Why I Canceled XM/Sirius

I've been a Sirius/XM customer for about six years, but canceled my service last month. Why did I cancel after all of this time? There wasn't a single reason, but the most important is that satellite radio is quickly becoming less relevant as a music delivery system.

With an iPhone and an iPod, I have a practically unlimited library of music that I can take with me. These days, most of my driving is local. The longest trip I'm likely to take is about 90 minutes, and most of the time, no more than 30. My car automatically syncs to my iPhone via Bluetooth and starts playing where it left off without my taking the phone out of my pocket. I download a lot of podcasts: science, music, news, politics, and the car is a good place to catch up on things. XM has a great variety of music, but the quality is lacking. I don't know if it has been decreasing or not, but my latest automobile has an excellent sound system and satellite radio doesn't sound any better than FM, maybe not as good on many channel.
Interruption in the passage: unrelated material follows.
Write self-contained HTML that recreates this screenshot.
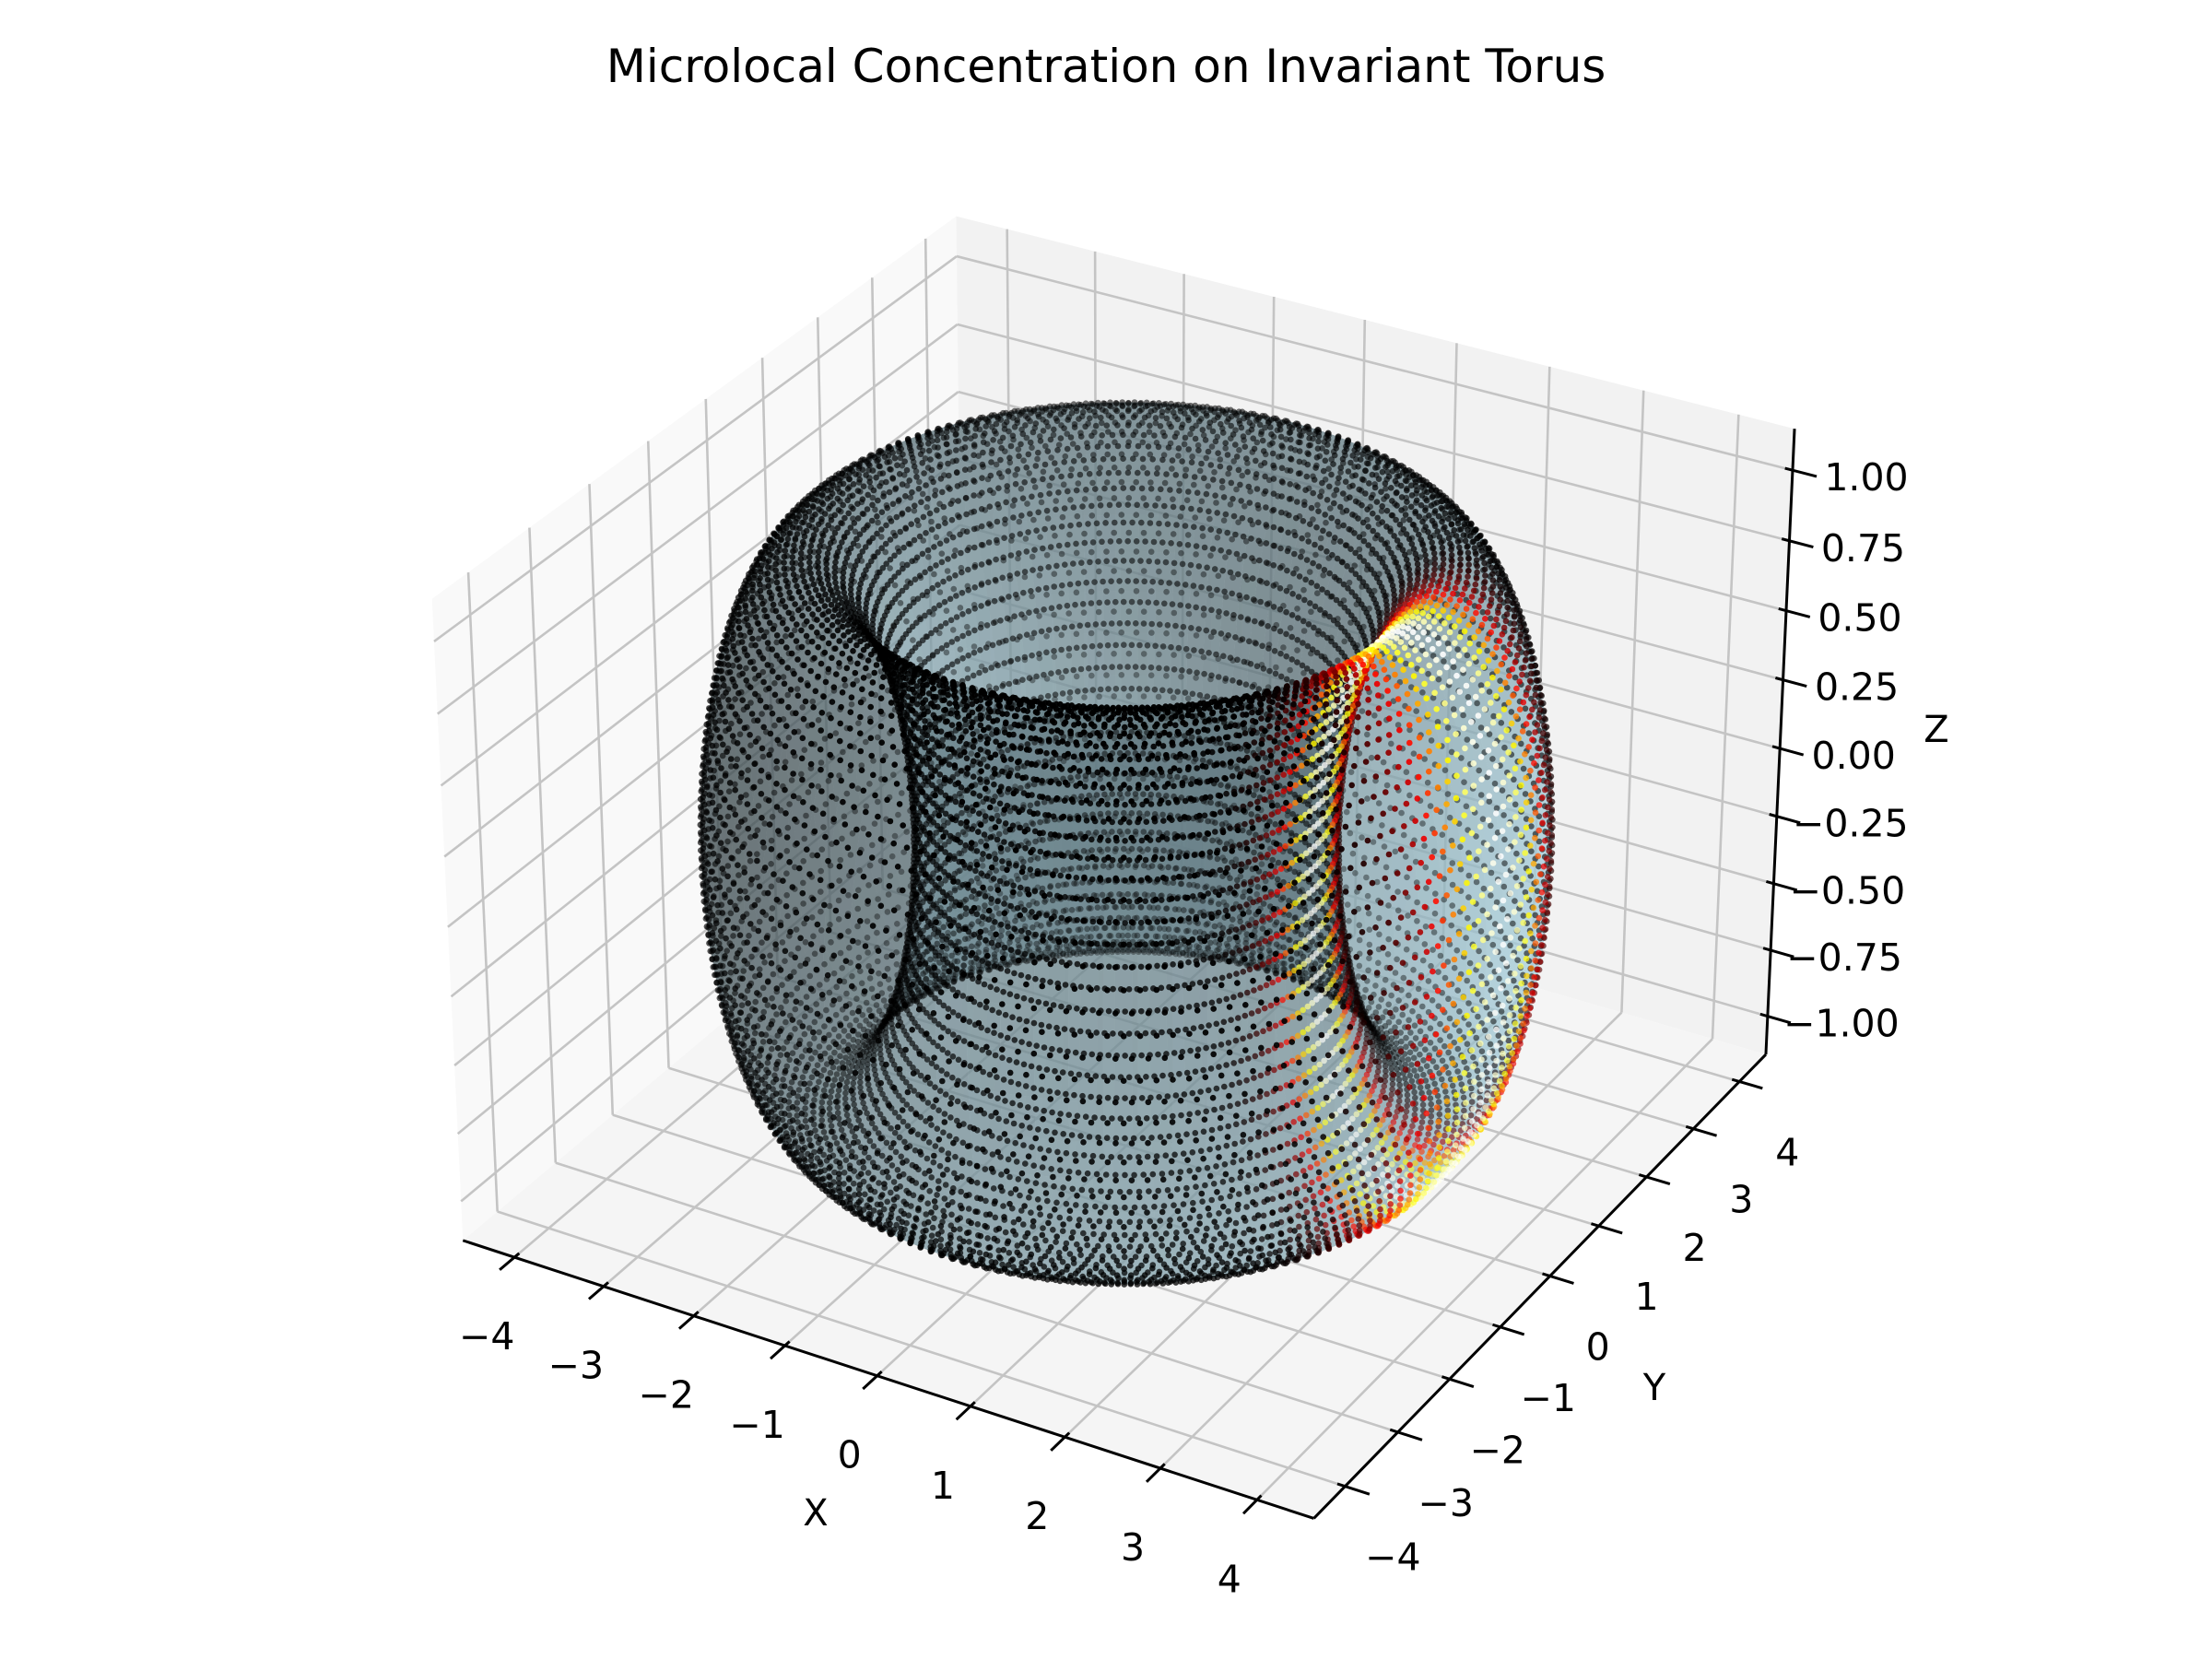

I've written to them about that and never received a response. The sound quality from my iPhone is excellent. Not only that, but if I want something more like a radio station experience, I can listen to Pandora, streaming over 3G. Even with their free service, the quality is still better than XM.

XM could have had other opportunities to rope me in. They offer an inexpensive Internet-only subscription. That, at least, would keep me as a customer. The only real negative I have to say about XM is that most of their news stations are commercial. I wasn't paying over $12 per month to listen to commercials; they could had their own commercial-free news station. For whatever reason they chose not to.